◆ RAW DATA:
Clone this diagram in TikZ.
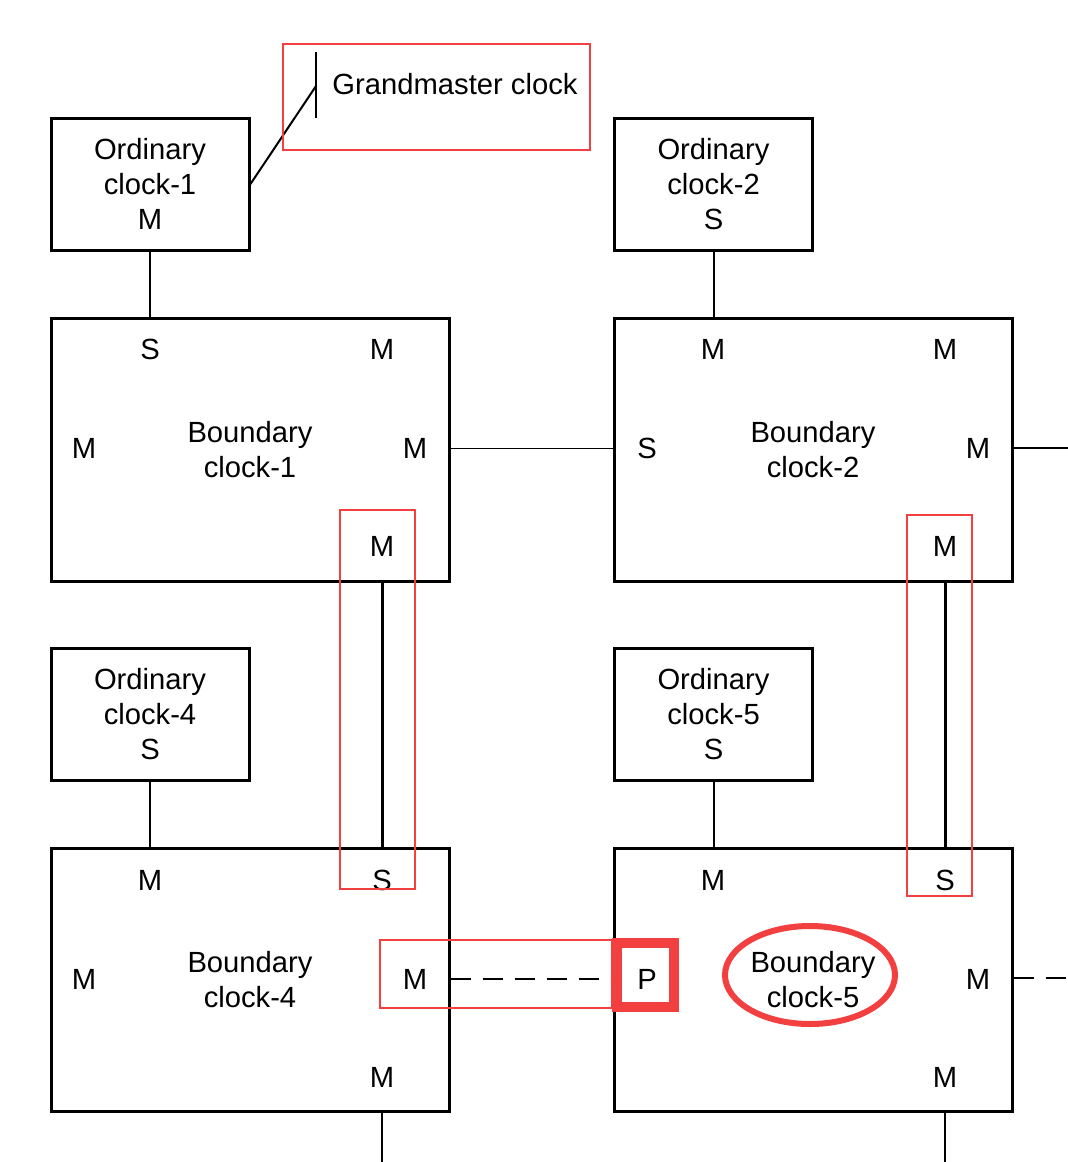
\documentclass[tikz,border=0pt]{standalone}
\usepackage{fontspec}
\setmainfont{Liberation Sans}
\definecolor{hlred}{RGB}{242,64,64}
\newcommand{\ports}[6]{%
  \node[port] (#1tl) at ([shift={(-100,-100)}]#1.center) {#2};
  \node[port] (#1tr) at ([shift={(132,-100)}]#1.center) {#3};
  \node[port] (#1l) at ([shift={(-166,-1)}]#1.center) {#4};
  \node[port] (#1r) at ([shift={(165,-1)}]#1.center) {#5};
  \node[port] (#1br) at ([shift={(132,97)}]#1.center) {#6}; }

\begin{document}
\begin{tikzpicture}[x=0.5pt,y=-0.5pt,
  every node/.style={font=\fontsize{14.6}{17.5}\selectfont},
  ordinary/.style={draw,line width=1.5pt,minimum width=99pt,minimum height=66pt,inner sep=0pt,align=center},
  boundary/.style={draw,line width=1.5pt,minimum width=199pt,minimum height=131.5pt,inner sep=0pt,align=center},
  port/.style={inner sep=0pt},
  link/.style={line width=1pt},
  hl/.style={draw=hlred,line width=0.7pt}]
  \useasboundingbox (0,0) rectangle (1068,1162);
  % clocks
  \node[ordinary] (oc1) at (150,184) {Ordinary\\clock-1\\M};
  \node[ordinary] (oc2) at (713.5,184) {Ordinary\\clock-2\\S};
  \node[ordinary] (oc4) at (150,714) {Ordinary\\clock-4\\S};
  \node[ordinary] (oc5) at (713.5,714) {Ordinary\\clock-5\\S};
  \node[boundary] (bc1) at (250,449.5) {Boundary\\clock-1};
  \node[boundary] (bc2) at (813,449.5) {Boundary\\clock-2};
  \node[boundary] (bc4) at (250,980) {Boundary\\clock-4};
  \node[boundary] (bc5) at (813,980) {Boundary\\clock-5};
  \ports{bc1}{S}{M}{M}{M}{M}
  \ports{bc2}{M}{M}{S}{M}{M}
  \ports{bc4}{M}{S}{M}{M}{M}
  \ports{bc5}{M}{S}{P}{M}{M}
  % grandmaster
  \node (gm) at (455,84) {Grandmaster clock};
  \coordinate (gmtop) at (316,52);
  \coordinate (gmbot) at (316,118);
  \coordinate (gmtap) at (316,86);
  \draw[link] (gmtop) -- (gmbot);
  \draw[link] (oc1.east) -- (gmtap);
  % links
  \draw[link] (oc1.south) -- (oc1.south |- bc1.north);
  \draw[link] (oc2.south) -- (oc2.south |- bc2.north);
  \draw[link] (oc4.south) -- (oc4.south |- bc4.north);
  \draw[link] (oc5.south) -- (oc5.south |- bc5.north);
  \draw[line width=0.8pt] (bc1.east |- bc1r) -- (bc2.west |- bc1r);
  \coordinate (east2) at (1068,448);
  \draw[line width=0.8pt] (bc2.east |- east2) -- (east2);
  \draw[line width=1.5pt] (bc1br |- bc1.south) -- (bc1br |- bc4.north);
  \draw[line width=1.5pt] (bc2br |- bc2.south) -- (bc2br |- bc5.north);
  \draw[line width=0.8pt,dash pattern=on 10pt off 6pt] (bc4.east |- bc4r) -- (bc5.west |- bc4r);
  \coordinate (east5) at (1068,978);
  \draw[line width=0.8pt,dash pattern=on 10pt off 6pt] (bc5.east |- east5) -- (east5);
  \coordinate (down4) at (382,1162);
  \coordinate (down5) at (946,1162);
  \draw[link] (bc4br |- bc4.south) -- (bc4br |- down4);
  \draw[link] (bc5br |- bc5.south) -- (bc5br |- down5);
  % highlights
  \draw[hl] (283,44) rectangle (590,150);
  \draw[hl] (340,510) rectangle (415,889);
  \draw[hl] (907,515) rectangle (972,896);
  \draw[hl] (380,940) rectangle (612,1008);
  \draw[draw=hlred,line width=5pt] (617,943) rectangle (674,1007);
  \draw[draw=hlred,line width=3pt] (810,975) ellipse [x radius=85, y radius=49];
\end{tikzpicture}
\end{document}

◆ EXERCISE INSTRUCTIONS: Reproduce the whole listing above word for word, but not its pictures.

◆ EXERCISE RESPONSE:
Clone this diagram in TikZ.
\documentclass[tikz,border=0pt]{standalone}
\usepackage{fontspec}
\setmainfont{Liberation Sans}
\definecolor{hlred}{RGB}{242,64,64}
\newcommand{\ports}[6]{%
  \node[port] (#1tl) at ([shift={(-100,-100)}]#1.center) {#2};
  \node[port] (#1tr) at ([shift={(132,-100)}]#1.center) {#3};
  \node[port] (#1l) at ([shift={(-166,-1)}]#1.center) {#4};
  \node[port] (#1r) at ([shift={(165,-1)}]#1.center) {#5};
  \node[port] (#1br) at ([shift={(132,97)}]#1.center) {#6}; }

\begin{document}
\begin{tikzpicture}[x=0.5pt,y=-0.5pt,
  every node/.style={font=\fontsize{14.6}{17.5}\selectfont},
  ordinary/.style={draw,line width=1.5pt,minimum width=99pt,minimum height=66pt,inner sep=0pt,align=center},
  boundary/.style={draw,line width=1.5pt,minimum width=199pt,minimum height=131.5pt,inner sep=0pt,align=center},
  port/.style={inner sep=0pt},
  link/.style={line width=1pt},
  hl/.style={draw=hlred,line width=0.7pt}]
  \useasboundingbox (0,0) rectangle (1068,1162);
  % clocks
  \node[ordinary] (oc1) at (150,184) {Ordinary\\clock-1\\M};
  \node[ordinary] (oc2) at (713.5,184) {Ordinary\\clock-2\\S};
  \node[ordinary] (oc4) at (150,714) {Ordinary\\clock-4\\S};
  \node[ordinary] (oc5) at (713.5,714) {Ordinary\\clock-5\\S};
  \node[boundary] (bc1) at (250,449.5) {Boundary\\clock-1};
  \node[boundary] (bc2) at (813,449.5) {Boundary\\clock-2};
  \node[boundary] (bc4) at (250,980) {Boundary\\clock-4};
  \node[boundary] (bc5) at (813,980) {Boundary\\clock-5};
  \ports{bc1}{S}{M}{M}{M}{M}
  \ports{bc2}{M}{M}{S}{M}{M}
  \ports{bc4}{M}{S}{M}{M}{M}
  \ports{bc5}{M}{S}{P}{M}{M}
  % grandmaster
  \node (gm) at (455,84) {Grandmaster clock};
  \coordinate (gmtop) at (316,52);
  \coordinate (gmbot) at (316,118);
  \coordinate (gmtap) at (316,86);
  \draw[link] (gmtop) -- (gmbot);
  \draw[link] (oc1.east) -- (gmtap);
  % links
  \draw[link] (oc1.south) -- (oc1.south |- bc1.north);
  \draw[link] (oc2.south) -- (oc2.south |- bc2.north);
  \draw[link] (oc4.south) -- (oc4.south |- bc4.north);
  \draw[link] (oc5.south) -- (oc5.south |- bc5.north);
  \draw[line width=0.8pt] (bc1.east |- bc1r) -- (bc2.west |- bc1r);
  \coordinate (east2) at (1068,448);
  \draw[line width=0.8pt] (bc2.east |- east2) -- (east2);
  \draw[line width=1.5pt] (bc1br |- bc1.south) -- (bc1br |- bc4.north);
  \draw[line width=1.5pt] (bc2br |- bc2.south) -- (bc2br |- bc5.north);
  \draw[line width=0.8pt,dash pattern=on 10pt off 6pt] (bc4.east |- bc4r) -- (bc5.west |- bc4r);
  \coordinate (east5) at (1068,978);
  \draw[line width=0.8pt,dash pattern=on 10pt off 6pt] (bc5.east |- east5) -- (east5);
  \coordinate (down4) at (382,1162);
  \coordinate (down5) at (946,1162);
  \draw[link] (bc4br |- bc4.south) -- (bc4br |- down4);
  \draw[link] (bc5br |- bc5.south) -- (bc5br |- down5);
  % highlights
  \draw[hl] (283,44) rectangle (590,150);
  \draw[hl] (340,510) rectangle (415,889);
  \draw[hl] (907,515) rectangle (972,896);
  \draw[hl] (380,940) rectangle (612,1008);
  \draw[draw=hlred,line width=5pt] (617,943) rectangle (674,1007);
  \draw[draw=hlred,line width=3pt] (810,975) ellipse [x radius=85, y radius=49];
\end{tikzpicture}
\end{document}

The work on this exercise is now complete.